## Description of the task
Below are the records; extract from them the line containing "What Plotly code" to the line containing "time_label_bars = [0, 16, 32, 48, 64, 80, 96, 112, 128]", both lines included, exactly and with no pictures.

## Input
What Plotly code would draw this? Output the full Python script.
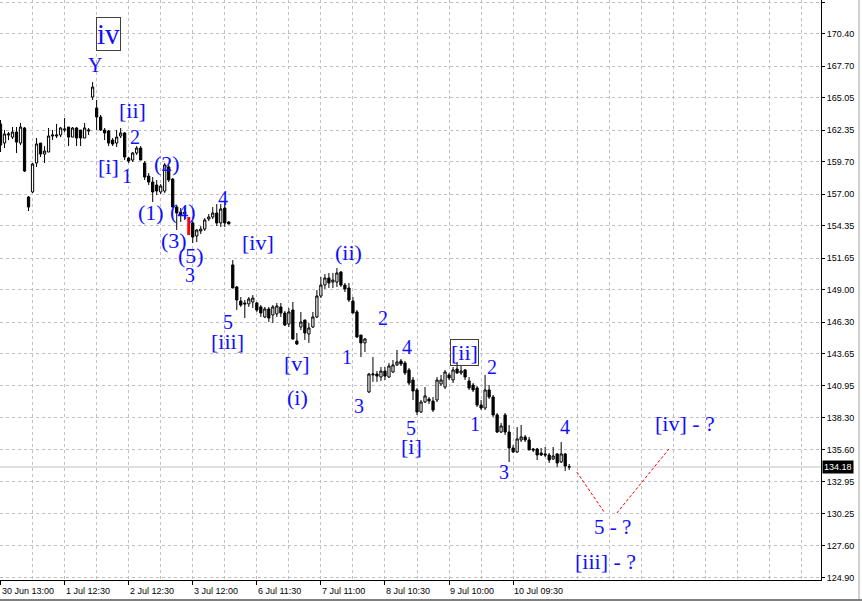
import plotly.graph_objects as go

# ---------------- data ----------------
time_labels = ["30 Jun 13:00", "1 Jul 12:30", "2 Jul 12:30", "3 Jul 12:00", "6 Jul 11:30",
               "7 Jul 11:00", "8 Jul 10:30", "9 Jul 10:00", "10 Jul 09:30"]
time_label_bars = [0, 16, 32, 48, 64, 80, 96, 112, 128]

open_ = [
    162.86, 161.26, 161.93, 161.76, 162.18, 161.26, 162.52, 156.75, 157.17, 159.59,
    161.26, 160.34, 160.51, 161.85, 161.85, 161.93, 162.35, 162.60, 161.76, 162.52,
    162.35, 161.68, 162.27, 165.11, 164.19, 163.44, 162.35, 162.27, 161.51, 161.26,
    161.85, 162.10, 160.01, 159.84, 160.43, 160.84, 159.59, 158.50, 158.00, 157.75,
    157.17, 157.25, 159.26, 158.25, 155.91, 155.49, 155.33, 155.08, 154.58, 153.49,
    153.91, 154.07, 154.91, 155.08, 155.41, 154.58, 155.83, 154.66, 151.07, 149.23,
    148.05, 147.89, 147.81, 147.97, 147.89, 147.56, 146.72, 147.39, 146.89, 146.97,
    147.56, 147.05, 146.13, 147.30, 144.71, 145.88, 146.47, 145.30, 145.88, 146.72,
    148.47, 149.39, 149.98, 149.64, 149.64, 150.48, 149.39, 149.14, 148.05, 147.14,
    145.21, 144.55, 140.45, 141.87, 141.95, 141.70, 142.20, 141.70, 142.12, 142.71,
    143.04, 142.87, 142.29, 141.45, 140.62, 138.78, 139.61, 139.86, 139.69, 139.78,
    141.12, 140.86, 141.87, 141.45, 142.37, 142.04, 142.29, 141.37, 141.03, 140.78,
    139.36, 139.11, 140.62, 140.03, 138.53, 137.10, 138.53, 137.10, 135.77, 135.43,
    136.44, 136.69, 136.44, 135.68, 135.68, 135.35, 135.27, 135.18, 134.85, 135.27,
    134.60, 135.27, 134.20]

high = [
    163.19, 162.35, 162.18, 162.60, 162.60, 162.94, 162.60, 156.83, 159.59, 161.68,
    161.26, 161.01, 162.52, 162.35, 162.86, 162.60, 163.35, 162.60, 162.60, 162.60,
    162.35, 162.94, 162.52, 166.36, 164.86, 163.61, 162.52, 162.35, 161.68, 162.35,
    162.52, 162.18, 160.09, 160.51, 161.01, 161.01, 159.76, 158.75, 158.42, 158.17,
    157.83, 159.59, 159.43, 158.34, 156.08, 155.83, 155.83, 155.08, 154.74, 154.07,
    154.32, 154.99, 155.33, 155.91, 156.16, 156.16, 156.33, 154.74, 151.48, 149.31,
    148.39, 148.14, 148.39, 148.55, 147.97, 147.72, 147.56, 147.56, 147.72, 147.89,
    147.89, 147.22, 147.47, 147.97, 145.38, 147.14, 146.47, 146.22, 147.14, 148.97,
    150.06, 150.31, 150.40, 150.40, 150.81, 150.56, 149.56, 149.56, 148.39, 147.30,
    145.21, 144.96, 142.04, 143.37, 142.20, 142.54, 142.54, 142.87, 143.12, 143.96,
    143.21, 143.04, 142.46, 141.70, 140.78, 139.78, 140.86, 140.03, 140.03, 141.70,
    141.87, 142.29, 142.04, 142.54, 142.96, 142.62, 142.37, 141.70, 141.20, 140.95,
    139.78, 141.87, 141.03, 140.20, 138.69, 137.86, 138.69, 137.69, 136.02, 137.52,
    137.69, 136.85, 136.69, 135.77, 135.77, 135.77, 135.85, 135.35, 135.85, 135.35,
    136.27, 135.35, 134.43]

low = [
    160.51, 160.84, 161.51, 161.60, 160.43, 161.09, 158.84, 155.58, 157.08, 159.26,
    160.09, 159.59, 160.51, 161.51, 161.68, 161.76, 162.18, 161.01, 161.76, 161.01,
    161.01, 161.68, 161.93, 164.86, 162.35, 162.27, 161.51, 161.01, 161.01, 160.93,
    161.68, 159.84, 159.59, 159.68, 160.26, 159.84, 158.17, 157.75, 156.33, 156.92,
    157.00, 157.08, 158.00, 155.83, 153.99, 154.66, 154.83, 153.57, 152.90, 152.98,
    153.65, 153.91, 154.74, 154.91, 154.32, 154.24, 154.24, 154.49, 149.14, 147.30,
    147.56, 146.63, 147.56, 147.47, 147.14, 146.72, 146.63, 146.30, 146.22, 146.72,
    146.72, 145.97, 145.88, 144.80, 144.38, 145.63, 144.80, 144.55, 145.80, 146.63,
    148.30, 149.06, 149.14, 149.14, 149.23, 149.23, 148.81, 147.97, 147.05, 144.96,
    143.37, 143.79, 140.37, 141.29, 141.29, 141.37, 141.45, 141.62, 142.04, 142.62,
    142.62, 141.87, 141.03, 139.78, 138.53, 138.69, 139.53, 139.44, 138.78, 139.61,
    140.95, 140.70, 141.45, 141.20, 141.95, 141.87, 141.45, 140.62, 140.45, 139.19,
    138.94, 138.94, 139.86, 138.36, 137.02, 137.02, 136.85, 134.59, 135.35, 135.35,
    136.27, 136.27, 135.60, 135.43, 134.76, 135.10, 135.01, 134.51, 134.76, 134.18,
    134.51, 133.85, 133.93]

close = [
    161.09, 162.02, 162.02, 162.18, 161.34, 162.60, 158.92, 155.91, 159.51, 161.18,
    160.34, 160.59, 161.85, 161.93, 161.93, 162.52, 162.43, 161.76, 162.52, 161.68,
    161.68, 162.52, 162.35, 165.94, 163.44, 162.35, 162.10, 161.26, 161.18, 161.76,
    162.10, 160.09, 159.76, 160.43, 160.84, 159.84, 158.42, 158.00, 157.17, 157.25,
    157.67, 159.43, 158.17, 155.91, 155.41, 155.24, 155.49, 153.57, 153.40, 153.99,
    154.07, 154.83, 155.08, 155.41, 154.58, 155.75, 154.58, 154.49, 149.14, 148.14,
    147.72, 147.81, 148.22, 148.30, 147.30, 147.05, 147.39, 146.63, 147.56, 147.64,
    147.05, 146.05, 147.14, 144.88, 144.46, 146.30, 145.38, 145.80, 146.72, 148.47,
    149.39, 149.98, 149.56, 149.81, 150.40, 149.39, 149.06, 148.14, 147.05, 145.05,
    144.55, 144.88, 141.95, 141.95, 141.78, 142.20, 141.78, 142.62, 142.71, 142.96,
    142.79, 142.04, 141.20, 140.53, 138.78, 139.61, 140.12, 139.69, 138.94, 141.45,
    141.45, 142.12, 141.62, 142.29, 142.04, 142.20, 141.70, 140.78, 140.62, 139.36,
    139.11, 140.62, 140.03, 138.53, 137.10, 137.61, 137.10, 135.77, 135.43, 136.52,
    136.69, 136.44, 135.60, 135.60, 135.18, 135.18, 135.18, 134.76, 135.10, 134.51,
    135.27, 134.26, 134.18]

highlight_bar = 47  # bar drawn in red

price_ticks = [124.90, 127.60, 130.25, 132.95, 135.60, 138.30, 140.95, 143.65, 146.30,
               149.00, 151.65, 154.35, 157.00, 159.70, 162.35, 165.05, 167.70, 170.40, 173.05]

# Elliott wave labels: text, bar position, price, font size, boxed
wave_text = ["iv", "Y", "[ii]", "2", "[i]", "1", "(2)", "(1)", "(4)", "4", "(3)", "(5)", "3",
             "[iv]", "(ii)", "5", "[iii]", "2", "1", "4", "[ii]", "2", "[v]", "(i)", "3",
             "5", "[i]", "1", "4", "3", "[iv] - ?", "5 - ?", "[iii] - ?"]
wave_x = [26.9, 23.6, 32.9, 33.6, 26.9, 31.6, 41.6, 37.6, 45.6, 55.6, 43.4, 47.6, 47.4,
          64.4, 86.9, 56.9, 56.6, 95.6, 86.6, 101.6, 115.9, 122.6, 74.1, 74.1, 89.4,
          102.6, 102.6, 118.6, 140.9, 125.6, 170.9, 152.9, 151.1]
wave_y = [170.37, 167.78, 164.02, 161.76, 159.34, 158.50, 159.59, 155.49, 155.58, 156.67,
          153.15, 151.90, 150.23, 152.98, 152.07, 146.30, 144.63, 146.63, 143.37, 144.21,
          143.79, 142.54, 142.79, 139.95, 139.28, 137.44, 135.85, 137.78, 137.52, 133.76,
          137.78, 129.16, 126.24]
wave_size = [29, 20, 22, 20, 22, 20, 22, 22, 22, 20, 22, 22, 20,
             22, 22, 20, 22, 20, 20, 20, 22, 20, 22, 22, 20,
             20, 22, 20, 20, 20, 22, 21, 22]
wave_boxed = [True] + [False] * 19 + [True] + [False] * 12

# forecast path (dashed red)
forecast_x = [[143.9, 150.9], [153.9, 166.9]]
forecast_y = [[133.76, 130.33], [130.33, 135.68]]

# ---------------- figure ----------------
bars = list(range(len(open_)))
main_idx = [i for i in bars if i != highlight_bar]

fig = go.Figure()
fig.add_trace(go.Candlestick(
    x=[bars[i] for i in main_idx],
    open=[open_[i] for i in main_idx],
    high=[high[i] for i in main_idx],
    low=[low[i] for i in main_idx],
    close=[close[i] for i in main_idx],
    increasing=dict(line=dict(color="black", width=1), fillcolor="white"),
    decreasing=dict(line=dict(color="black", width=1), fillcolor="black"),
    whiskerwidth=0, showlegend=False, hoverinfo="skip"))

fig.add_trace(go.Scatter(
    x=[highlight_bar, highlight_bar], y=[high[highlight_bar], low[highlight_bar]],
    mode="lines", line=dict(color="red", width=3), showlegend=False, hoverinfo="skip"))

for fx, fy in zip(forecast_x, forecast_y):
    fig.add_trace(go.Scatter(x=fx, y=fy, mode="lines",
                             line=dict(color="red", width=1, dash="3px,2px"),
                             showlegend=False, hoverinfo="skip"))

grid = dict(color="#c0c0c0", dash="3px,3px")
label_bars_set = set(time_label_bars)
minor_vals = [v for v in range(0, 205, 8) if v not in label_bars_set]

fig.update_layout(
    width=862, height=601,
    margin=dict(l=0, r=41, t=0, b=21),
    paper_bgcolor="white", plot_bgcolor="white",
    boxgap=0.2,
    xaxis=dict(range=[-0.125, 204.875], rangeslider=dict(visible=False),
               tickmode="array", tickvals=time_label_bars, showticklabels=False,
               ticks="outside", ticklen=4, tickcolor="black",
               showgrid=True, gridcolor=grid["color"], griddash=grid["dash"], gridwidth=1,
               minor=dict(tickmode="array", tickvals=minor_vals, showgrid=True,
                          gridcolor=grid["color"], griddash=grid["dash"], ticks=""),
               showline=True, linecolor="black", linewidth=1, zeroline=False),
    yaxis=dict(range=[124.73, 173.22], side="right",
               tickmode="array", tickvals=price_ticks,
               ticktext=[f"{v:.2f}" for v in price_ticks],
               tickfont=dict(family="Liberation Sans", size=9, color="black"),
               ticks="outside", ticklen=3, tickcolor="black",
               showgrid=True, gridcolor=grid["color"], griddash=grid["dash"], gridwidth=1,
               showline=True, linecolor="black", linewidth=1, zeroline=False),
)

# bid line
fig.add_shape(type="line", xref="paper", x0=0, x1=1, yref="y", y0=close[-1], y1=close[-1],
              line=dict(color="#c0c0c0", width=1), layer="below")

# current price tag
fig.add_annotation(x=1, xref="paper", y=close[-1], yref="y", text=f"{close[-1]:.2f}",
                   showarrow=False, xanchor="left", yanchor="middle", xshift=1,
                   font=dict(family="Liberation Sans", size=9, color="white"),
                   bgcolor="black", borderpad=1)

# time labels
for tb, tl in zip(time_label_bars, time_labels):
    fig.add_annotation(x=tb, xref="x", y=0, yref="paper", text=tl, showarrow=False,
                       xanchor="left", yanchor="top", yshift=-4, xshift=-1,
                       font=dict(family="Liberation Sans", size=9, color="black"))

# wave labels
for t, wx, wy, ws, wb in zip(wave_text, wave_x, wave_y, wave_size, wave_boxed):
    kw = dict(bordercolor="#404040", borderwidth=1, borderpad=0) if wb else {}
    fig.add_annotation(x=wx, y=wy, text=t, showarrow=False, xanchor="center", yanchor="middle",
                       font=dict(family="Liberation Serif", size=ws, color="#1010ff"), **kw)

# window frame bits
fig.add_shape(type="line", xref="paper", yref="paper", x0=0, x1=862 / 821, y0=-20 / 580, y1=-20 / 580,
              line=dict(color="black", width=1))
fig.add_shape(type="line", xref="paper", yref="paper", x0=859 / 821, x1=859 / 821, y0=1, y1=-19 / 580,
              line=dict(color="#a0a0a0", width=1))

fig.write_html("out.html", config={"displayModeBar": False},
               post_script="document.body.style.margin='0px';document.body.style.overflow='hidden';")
--
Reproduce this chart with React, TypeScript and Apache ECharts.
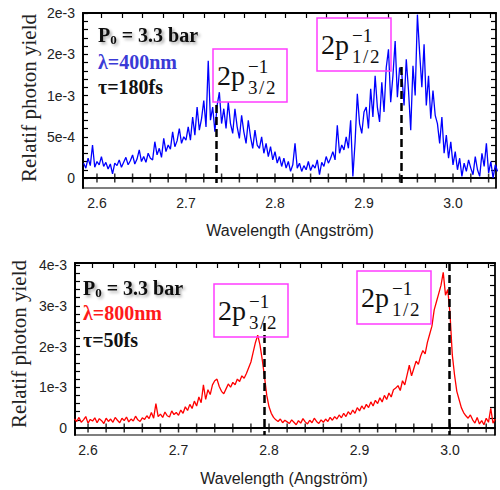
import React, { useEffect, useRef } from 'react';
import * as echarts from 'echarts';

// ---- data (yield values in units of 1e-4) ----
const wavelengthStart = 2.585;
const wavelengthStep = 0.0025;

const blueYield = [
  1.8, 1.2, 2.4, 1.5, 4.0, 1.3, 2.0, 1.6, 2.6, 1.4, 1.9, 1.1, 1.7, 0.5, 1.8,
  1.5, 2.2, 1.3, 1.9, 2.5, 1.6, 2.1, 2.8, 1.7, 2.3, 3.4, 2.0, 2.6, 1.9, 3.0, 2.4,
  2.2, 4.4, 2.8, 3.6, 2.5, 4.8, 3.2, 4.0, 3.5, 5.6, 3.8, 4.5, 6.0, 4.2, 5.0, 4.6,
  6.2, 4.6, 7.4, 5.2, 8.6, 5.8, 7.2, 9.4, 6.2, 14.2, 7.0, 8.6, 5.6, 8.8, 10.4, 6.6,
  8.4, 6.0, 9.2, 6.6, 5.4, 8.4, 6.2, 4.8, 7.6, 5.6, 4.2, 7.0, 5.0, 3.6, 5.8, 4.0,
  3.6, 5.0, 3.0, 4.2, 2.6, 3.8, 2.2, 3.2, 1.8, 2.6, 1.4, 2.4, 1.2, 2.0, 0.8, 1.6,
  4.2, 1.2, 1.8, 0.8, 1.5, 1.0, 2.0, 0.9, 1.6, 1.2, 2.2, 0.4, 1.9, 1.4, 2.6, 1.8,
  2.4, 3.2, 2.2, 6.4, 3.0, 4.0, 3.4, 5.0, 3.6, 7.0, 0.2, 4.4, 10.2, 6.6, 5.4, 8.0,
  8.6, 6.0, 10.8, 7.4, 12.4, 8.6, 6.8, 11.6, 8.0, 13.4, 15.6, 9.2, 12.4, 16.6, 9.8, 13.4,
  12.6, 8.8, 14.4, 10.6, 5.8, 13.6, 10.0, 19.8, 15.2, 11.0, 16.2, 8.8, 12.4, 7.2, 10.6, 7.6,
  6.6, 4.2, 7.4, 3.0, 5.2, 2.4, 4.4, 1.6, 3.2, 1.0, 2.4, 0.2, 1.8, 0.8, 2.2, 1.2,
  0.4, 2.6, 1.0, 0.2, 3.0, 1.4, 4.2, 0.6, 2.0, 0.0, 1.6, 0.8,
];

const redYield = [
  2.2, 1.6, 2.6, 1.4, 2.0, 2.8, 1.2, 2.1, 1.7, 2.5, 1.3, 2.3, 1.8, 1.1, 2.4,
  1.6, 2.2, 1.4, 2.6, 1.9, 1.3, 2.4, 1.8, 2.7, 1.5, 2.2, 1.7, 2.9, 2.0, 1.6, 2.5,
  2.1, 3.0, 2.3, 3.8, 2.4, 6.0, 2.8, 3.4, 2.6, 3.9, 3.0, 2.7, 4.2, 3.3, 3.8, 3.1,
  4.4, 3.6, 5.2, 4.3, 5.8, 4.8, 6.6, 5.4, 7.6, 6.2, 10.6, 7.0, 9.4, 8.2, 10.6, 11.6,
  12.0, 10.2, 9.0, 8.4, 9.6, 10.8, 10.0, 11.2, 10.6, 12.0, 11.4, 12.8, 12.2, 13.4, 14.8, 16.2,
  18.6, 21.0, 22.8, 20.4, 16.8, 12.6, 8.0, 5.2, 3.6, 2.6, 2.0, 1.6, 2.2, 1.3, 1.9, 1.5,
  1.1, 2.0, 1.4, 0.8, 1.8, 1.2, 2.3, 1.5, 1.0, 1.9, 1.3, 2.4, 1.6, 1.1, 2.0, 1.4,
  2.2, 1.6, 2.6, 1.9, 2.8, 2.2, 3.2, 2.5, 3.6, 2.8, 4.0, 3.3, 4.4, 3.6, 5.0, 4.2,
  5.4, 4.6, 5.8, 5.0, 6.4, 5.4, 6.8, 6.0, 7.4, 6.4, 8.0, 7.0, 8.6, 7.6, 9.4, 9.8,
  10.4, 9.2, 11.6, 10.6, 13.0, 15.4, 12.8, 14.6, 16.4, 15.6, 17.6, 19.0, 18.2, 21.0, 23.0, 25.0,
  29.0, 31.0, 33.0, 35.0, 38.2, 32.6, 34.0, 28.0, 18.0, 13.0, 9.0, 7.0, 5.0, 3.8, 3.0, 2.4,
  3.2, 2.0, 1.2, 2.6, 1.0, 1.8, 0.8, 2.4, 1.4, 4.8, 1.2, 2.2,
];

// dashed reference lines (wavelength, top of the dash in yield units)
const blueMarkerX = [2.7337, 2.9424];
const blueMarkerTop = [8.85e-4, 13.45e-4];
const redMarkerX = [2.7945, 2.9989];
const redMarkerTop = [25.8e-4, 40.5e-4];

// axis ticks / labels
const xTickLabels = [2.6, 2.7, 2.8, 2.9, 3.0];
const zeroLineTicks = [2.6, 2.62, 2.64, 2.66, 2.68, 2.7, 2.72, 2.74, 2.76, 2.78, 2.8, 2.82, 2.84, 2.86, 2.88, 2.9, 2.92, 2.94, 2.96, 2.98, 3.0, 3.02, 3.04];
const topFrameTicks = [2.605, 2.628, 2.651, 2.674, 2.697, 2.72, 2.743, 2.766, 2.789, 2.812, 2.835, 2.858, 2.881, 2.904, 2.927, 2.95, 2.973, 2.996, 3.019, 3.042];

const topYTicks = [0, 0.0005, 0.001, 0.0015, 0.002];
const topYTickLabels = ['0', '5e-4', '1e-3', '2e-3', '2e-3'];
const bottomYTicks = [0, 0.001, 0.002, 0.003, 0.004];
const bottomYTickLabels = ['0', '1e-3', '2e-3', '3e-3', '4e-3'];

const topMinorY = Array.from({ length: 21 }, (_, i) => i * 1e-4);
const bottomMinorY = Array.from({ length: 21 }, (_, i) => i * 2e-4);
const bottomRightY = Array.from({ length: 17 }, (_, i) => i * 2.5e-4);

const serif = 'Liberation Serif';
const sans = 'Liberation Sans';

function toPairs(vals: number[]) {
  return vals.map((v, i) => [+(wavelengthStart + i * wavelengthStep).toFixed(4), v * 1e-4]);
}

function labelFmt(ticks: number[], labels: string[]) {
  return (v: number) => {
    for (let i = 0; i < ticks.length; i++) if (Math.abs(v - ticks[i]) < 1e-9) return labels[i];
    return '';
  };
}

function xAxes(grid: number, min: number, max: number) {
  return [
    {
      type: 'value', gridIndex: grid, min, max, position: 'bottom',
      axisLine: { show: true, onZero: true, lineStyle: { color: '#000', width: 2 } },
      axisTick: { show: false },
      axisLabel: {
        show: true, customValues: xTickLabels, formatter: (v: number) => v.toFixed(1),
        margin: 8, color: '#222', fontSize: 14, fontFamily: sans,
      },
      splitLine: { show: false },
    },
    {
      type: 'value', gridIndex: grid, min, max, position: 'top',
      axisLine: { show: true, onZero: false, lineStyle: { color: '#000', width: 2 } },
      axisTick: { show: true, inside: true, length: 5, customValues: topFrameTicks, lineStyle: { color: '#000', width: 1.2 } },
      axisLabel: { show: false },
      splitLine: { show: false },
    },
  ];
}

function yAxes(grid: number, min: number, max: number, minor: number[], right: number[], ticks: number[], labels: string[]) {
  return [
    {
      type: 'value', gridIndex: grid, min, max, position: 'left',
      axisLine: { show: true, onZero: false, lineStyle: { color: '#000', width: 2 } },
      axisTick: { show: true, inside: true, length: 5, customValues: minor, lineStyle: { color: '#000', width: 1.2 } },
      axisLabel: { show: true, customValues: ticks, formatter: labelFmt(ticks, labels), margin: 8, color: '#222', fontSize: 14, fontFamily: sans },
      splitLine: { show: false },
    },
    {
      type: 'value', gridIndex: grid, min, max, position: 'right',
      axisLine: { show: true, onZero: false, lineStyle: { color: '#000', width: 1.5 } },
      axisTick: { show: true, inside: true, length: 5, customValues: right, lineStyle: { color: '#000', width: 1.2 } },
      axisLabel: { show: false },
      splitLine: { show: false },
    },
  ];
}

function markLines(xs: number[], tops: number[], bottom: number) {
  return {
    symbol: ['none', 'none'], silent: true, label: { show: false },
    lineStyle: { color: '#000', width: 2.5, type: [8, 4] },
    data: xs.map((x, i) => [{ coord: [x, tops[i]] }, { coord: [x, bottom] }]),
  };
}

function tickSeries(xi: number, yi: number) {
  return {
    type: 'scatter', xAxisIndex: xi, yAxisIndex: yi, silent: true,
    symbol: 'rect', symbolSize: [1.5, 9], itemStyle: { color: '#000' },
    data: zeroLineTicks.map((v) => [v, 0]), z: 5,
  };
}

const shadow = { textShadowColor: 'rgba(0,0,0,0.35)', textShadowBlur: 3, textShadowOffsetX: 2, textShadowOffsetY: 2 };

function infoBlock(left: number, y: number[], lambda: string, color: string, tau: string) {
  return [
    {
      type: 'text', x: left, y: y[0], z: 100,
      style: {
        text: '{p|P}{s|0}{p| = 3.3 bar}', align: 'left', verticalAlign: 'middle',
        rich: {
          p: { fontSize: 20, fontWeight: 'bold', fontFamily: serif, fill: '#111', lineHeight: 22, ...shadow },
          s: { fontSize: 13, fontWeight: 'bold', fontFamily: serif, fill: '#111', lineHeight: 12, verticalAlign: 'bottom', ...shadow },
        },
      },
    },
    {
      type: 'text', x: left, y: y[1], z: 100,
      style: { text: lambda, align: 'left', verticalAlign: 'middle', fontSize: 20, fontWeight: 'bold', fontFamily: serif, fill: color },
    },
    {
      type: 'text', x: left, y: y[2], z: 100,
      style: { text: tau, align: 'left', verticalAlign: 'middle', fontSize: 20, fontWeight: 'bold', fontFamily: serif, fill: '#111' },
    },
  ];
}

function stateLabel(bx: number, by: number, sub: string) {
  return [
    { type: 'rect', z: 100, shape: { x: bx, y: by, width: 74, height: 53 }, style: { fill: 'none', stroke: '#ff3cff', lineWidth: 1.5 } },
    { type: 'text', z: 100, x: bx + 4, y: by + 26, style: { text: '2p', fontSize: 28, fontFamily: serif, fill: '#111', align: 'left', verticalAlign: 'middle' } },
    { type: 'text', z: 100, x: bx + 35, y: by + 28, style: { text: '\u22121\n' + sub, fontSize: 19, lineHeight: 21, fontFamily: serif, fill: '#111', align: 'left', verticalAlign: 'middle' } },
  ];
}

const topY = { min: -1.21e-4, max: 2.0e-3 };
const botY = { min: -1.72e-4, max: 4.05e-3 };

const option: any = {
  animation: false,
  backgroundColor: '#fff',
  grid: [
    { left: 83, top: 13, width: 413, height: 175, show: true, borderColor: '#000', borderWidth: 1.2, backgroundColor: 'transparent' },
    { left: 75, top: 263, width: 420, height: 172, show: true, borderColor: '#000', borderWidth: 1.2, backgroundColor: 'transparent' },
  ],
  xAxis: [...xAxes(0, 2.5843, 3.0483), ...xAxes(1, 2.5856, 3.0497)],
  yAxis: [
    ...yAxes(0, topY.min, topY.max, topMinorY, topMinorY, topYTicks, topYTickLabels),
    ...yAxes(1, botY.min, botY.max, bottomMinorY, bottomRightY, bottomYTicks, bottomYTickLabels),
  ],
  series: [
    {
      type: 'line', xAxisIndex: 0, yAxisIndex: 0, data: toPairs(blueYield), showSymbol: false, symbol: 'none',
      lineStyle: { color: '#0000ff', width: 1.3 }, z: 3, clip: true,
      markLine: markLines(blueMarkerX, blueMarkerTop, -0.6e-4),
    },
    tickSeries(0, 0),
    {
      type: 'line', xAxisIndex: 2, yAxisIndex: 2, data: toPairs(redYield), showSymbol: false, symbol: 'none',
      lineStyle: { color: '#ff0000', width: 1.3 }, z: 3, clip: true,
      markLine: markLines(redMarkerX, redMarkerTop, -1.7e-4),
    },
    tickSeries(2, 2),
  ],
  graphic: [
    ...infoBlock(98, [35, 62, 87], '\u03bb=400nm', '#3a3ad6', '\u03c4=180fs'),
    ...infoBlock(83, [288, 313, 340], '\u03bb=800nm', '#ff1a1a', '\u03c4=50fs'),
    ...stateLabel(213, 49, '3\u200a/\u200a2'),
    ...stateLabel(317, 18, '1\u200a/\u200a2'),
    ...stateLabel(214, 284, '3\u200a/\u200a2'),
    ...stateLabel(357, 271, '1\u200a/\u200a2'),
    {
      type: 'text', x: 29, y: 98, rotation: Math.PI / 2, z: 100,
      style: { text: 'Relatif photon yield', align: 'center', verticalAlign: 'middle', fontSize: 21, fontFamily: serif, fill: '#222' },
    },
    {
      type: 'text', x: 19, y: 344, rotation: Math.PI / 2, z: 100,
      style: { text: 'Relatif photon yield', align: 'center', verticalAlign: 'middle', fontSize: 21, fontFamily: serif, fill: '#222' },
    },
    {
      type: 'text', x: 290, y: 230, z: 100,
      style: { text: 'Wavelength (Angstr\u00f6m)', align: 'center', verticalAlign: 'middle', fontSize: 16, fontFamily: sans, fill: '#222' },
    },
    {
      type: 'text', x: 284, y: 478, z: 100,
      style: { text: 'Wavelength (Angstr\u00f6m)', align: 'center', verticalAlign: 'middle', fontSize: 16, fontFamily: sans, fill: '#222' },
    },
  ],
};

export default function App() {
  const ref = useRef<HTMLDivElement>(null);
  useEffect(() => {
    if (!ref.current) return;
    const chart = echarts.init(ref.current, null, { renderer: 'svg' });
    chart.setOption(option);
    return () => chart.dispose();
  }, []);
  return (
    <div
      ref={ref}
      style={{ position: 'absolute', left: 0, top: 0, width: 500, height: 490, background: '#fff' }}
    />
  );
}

## Response to the task
What Plotly code would draw this? Output the full Python script.
import plotly.graph_objects as go

# ---------------- data ----------------
time_labels = ["30 Jun 13:00", "1 Jul 12:30", "2 Jul 12:30", "3 Jul 12:00", "6 Jul 11:30",
               "7 Jul 11:00", "8 Jul 10:30", "9 Jul 10:00", "10 Jul 09:30"]
time_label_bars = [0, 16, 32, 48, 64, 80, 96, 112, 128]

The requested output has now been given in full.